Comparative assessments of machining forces in 3D printed polymer composite during milling operation using two coated carbide end mills

The composites of carbon fiber reinforced polymer (CFRP) are rapidly turning into the most extensively used material in aerospace and automotive applications due to their superior corrosion-resistant exterior and ratio of strength-to-weight. The flexibility to fabricate complex shapes and alter the fiber orientation of CFRP composites via three-dimensional (3D) printing or additive manufacturing is gaining prominence. However, because of their anisotropic and heterogeneous structure these composites were regarded as the difficult-to-cut materials. The parts made out of these composites are often made to near-net shape in astronautic and aerospace industry.

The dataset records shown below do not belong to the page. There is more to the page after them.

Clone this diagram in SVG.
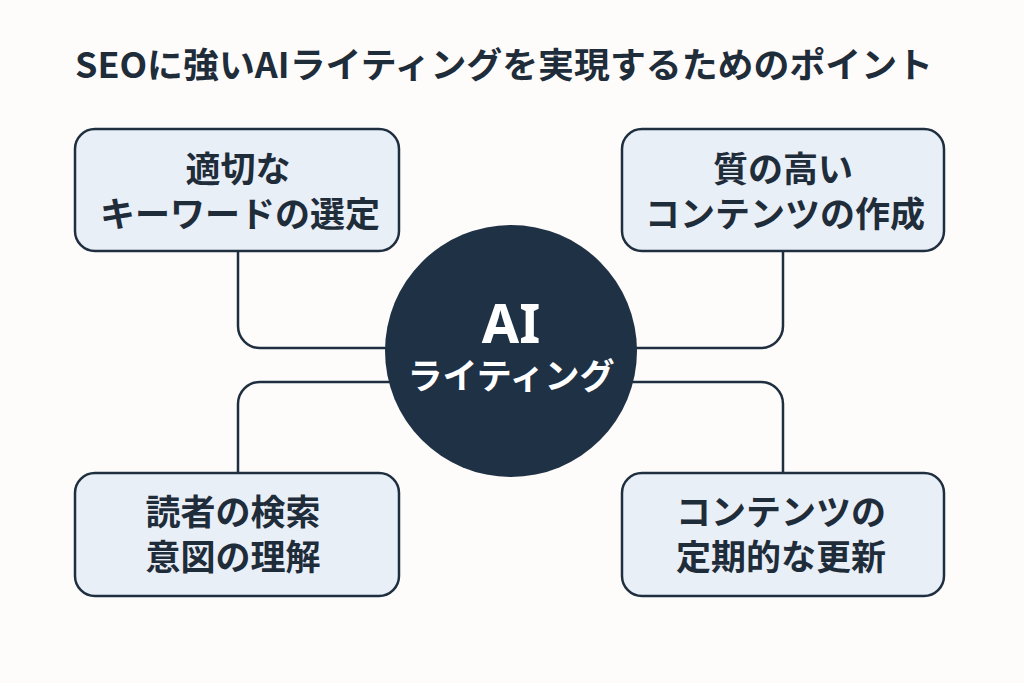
<svg xmlns="http://www.w3.org/2000/svg" width="1024" height="683" viewBox="0 0 1024 683">
<style>
text{font-family:"Noto Sans CJK JP","Noto Sans",sans-serif;font-weight:700;text-anchor:middle;fill:#1f2c3a}
.box{fill:#e9eff6;stroke:#1f2f40;stroke-width:2.5}
.l{fill:none;stroke:#1f2f40;stroke-width:2.5}
.t{font-size:35px}
</style>
<rect width="1024" height="683" fill="#fefcfb"/>
<text x="504" y="78" font-size="35" textLength="858" lengthAdjust="spacingAndGlyphs">SEOに強いAIライティングを実現するためのポイント</text>
<g id="connectors">
<path class="l" d="M238 251V326a22 22 0 0 0 22 22H390"/>
<path class="l" d="M783 251V326a22 22 0 0 1 -22 22H632"/>
<path class="l" d="M238 473V404a22 22 0 0 1 22 -22H390"/>
<path class="l" d="M783 473V404a22 22 0 0 0 -22 -22H632"/>
</g>
<g id="node-keyword"><rect class="box" x="75" y="129" width="324" height="122" rx="20"/><text class="t" x="238" y="182">適切な</text><text class="t" x="240" y="227">キーワードの選定</text></g>
<g id="node-quality"><rect class="box" x="622" y="129" width="322" height="122" rx="20"/><text class="t" x="783" y="182">質の高い</text><text class="t" x="785" y="227">コンテンツの作成</text></g>
<g id="node-intent"><rect class="box" x="75" y="473" width="324" height="123" rx="20"/><text class="t" x="233" y="525">読者の検索</text><text class="t" x="233" y="570">意図の理解</text></g>
<g id="node-update"><rect class="box" x="622" y="473" width="322" height="123" rx="20"/><text class="t" x="781" y="525">コンテンツの</text><text class="t" x="781" y="570">定期的な更新</text></g>
<g id="node-center"><circle cx="511" cy="351" r="126" fill="#1f3145"/><text x="511" y="343" font-size="54" style="fill:#fff;font-family:'Noto Sans','Noto Sans CJK JP',sans-serif">AI</text><text x="511" y="389" font-size="35" style="fill:#fff">ライティング</text></g>
</svg>
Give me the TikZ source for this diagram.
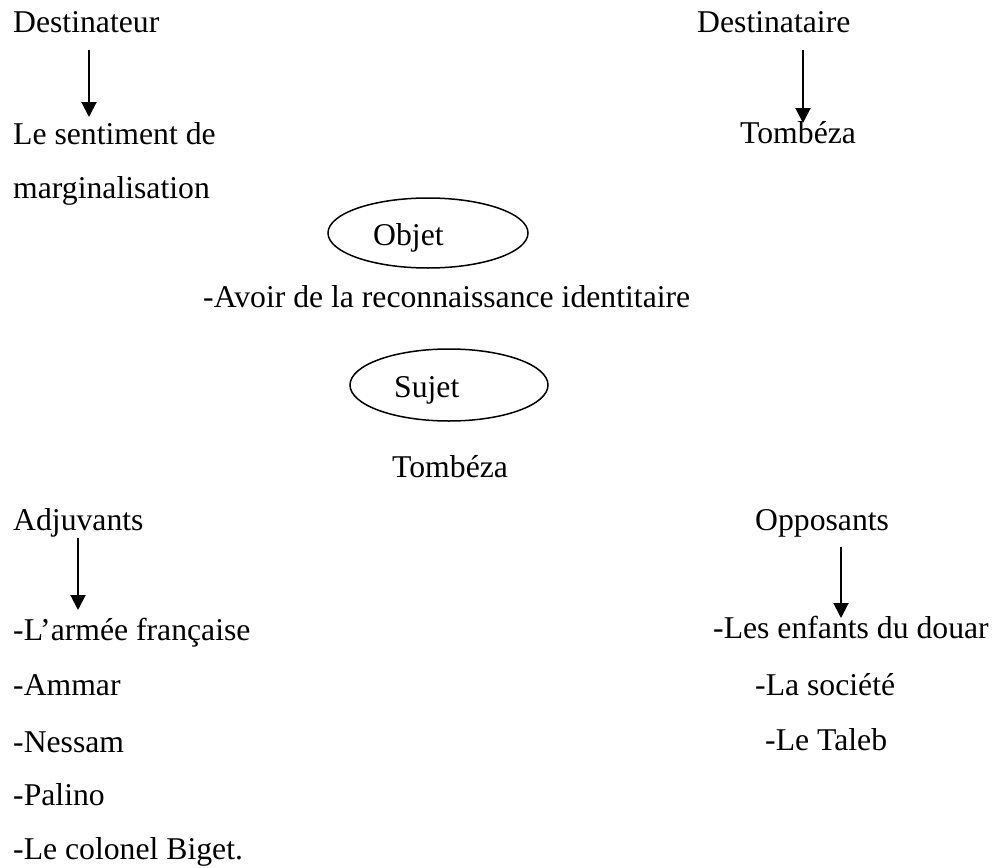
\documentclass[tikz,border=0pt]{standalone}
\usepackage{fontspec}
\setmainfont{Liberation Serif}
\usetikzlibrary{arrows.meta,shapes.geometric}
\begin{document}
\begin{tikzpicture}[x=1pt,y=-1pt,
  lbl/.style={anchor=base west,inner sep=0pt,font=\fontsize{31.7}{38}\selectfont},
  arr/.style={line width=2pt,-{Triangle[width=15pt,length=15pt]}},
  oval/.style={draw,ellipse,line width=1.5pt,inner sep=0pt,minimum width=#1,minimum height=70pt}]
\useasboundingbox (0,0) rectangle (998,867);

% sender and receiver
\node[lbl] (destinateur) at (13,33) {Destinateur};
\node[lbl] (sentiment) at (13,144) {Le sentiment de};
\node[lbl] (margin) at (13,198) {marginalisation};
\node[lbl] (destinataire) at (697,33) {Destinataire};
\node[lbl] (tombA) at (740,143) {Tombéza};

% object and subject
\node[oval=200pt] (objet) at (428,233) {};
\node[lbl] (objetT) at (373,245) {Objet};
\node[lbl] (avoir) at (203,307) {-Avoir de la reconnaissance identitaire};
\node[oval=198pt,minimum height=72pt] (sujet) at (449,385) {};
\node[lbl] (sujetT) at (394,397) {Sujet};
\node[lbl] (tombB) at (392,477) {Tombéza};

% helpers
\node[lbl] (adjuvants) at (13,530) {Adjuvants};
\node[lbl] (armee) at (13,640) {-L’armée française};
\node[lbl] (ammar) at (13,695) {-Ammar};
\node[lbl] (nessam) at (13,752) {-Nessam};
\node[lbl] (palino) at (13,805) {-Palino};
\node[lbl] (biget) at (13,859) {-Le colonel Biget.};

% opponents
\node[lbl] (opposants) at (755,530) {Opposants};
\node[lbl] (enfants) at (713,638) {-Les enfants du douar};
\node[lbl] (societe) at (755,695) {-La société};
\node[lbl] (taleb) at (765,750) {-Le Taleb};

% arrow end points
\coordinate (a1s) at (89,50);  \coordinate (a1e) at (89,117);
\coordinate (a2s) at (803,50); \coordinate (a2e) at (803,123);
\coordinate (a3s) at (78,538); \coordinate (a3e) at (78,610);
\coordinate (a4s) at (841,547); \coordinate (a4e) at (841,618);

\draw[arr] (a1s) -- (a1e);
\draw[arr] (a2s) -- (a2e);
\draw[arr] (a3s) -- (a3e);
\draw[arr] (a4s) -- (a4e);
\end{tikzpicture}
\end{document}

However, part finishing typically necessitates post-process machining such as milling, in order to satisfy dimensional accuracy prior to assembly. The aim of this thesis is to explore the machinability aspects in terms of machining forces 3D printed CFRP composites by milling CFRP employing TiAlCrN and hard carbon coated solid carbide end mills in dry cutting environments. A 3D printed multidirectional CFRP workpiece was fabricated using a Mark forged industrial printer and milling operations were carried on additively manufactured workpiece with two distinct coated tools according to the experimental design created on Taguchi’s L16 orthogonal array in which three variables namely feed rate, depth of cut, spindle speed were altered at four distinct levels. With TiAlCrN coated carbide tool, least machining forces observed compared to hard carbon coated carbide tool.